I will leave the work of creating the Lesson Plan, including specifying and laying out the topic, equipment, objectives, warm up, demonstration, progression, summary, and diagrams as an artistic exercise for the coach. The coach, familiar with the specific technical and tactical strengths and weaknesses of the team, is in the best position to adjust the practice for maximum benefit.

Exercises

In any of the exercises, you will find that it will be more effective to have the opponents work to win possession of the ball, not just to kick it away. Make the rules such that this is required. Otherwise, you will be chasing cleared balls and players will be standing around.
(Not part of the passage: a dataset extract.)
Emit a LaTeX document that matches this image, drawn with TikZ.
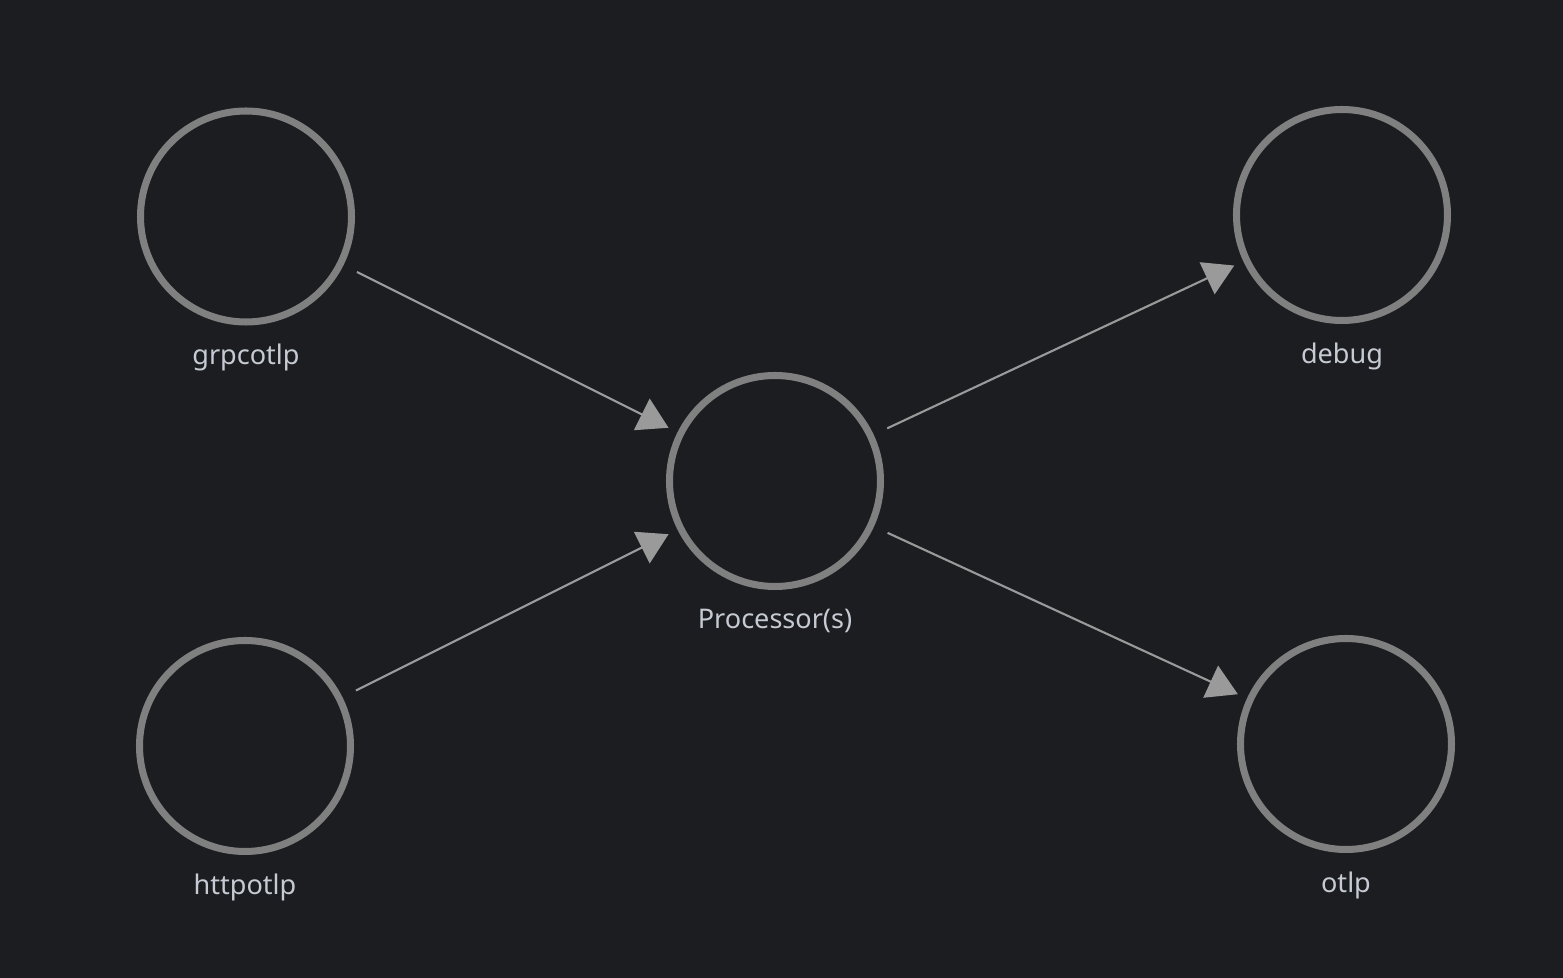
\documentclass[tikz,border=0pt]{standalone}
\usepackage{fontspec}
\setmainfont{Noto Sans}
\usepackage{tikz}
\usetikzlibrary{arrows.meta,positioning}
\definecolor{PipeBg}{HTML}{1B1D21}
\definecolor{PipeRing}{HTML}{808080}
\definecolor{PipeEdge}{HTML}{9A9A9A}
\definecolor{PipeText}{HTML}{C6CAD2}
\tikzset{
  pipenode/.style={draw=PipeRing, line width=2pt, circle, minimum size=21.1mm, inner sep=0pt},
  pipelabel/.style={text=PipeText, inner sep=0pt, font=\fontsize{7.7pt}{9pt}\selectfont},
  pipearrow/.style={-{Triangle[length=3mm,width=3.5mm]}, line width=0.6pt, draw=PipeEdge, fill=PipeEdge, shorten <=1.5mm, shorten >=1mm}
}

\begin{document}
\begin{tikzpicture}
  \fill[PipeBg] (0,0) rectangle (15.63,9.78);
  % receivers, processors, exporters
  \node[pipenode] (grpc) at (2.46,7.615) {};
  \node[pipenode] (http) at (2.45,2.32) {};
  \node[pipenode] (proc) at (7.75,4.97) {};
  \node[pipenode] (debug) at (13.42,7.63) {};
  \node[pipenode] (otlp) at (13.46,2.34) {};
  \node[pipelabel, below=1.8mm of grpc] (grpclbl) {grpcotlp};
  \node[pipelabel, below=1.8mm of http] (httplbl) {httpotlp};
  \node[pipelabel, below=1.8mm of proc] (proclbl) {Processor(s)};
  \node[pipelabel, below=1.8mm of debug] (debuglbl) {debug};
  \node[pipelabel, below=1.8mm of otlp] (otlplbl) {otlp};
  \draw[pipearrow] (grpc) -- (proc);
  \draw[pipearrow] (http) -- (proc);
  \draw[pipearrow] (proc) -- (debug);
  \draw[pipearrow] (proc) -- (otlp);
\end{tikzpicture}
\end{document}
  • Pass and Chase - Groups of 6 in circles, each circle with one ball. Player with ball passes the circle to another player, chases pass to pressure passer into one or two touch pass. Play continuously.
  • Two Balls - Two teams in medium size space (like 30 x 40 yards for U14 boys playing teams of 6) each start with a ball. Each team works to maintain possession of one ball, win possession of other team's ball. Point for every success, play to 3 or 4 points, move on. For 18 players, use up to 4 balls. Encourages small group play, decision making in support of possession.
  • Keep Away - Groups of 4, playing 3 v 1 possession with 1 ball in 10 yard grid.
  • 5 v 1 - Play possession, 5 v 1 in free space. Move to 10 yard grid. With 12 players, run two groups at once.
  • 4 + 1 v 1 - Play possession in 10 yard grid. Four passers on outside, one supporting player in grid, one opponent in grid. Player who loses ball takes opponents place. Try for 20 passes without losing possession. With 12 players, run two groups at once. Encourage the passers to work to split the defenders.
  • 7 + 2 v 3 - Play possession in 20 x 10 yard grid. Three opponents and 2 possession players in middle of grid with seven possession players around grid edges. Possession team tries to keep ball in grid and to complete 20 passes without losing possession. Rotate players every few minutes.
  • Splitting Defenders - Play 8 v 4 in a large space, 30 x 40 yards. Work to keep possession and to complete several short passes in order to draw defenders in, then split defenders or make lofted pass to space away from pressure. Push the pace so it happens quickly. Adjust the numbers to get some success and some difficulty.
  • Two Zones - Play 4 v 2 for team with ball in each of two zones, like 30 x 40 yard space. Players have to stay in their own zones, can pass with team mates in other zone. Team with ball tries for continuous possession. Add restriction, team must make 5 passes in one half before passing to other half to get point. Defenders get point for every ball one. Change defenders. If it's too easy for possession team, reduce the space.
  • Three Zones - Play 4 v 2 for team with ball in their defending half, 2 v 4 against team with ball in their final (attacking) third. Leave a 5 yard empty zone between the two halves. Play to goals without goalies. Two opponents in first zone try to pressure possession team into mistake. Possession team tries to hold ball until its "strikers" in the final third can get away from their four opponents.
  • Game - Play 6 v 6 to goals. Coach players to keep possession and to switch the point of attack quickly to create a good isolation situation (1v1) to create a shooting opportunity. Can add restriction, like 6 passes before any shot, to encourage possession.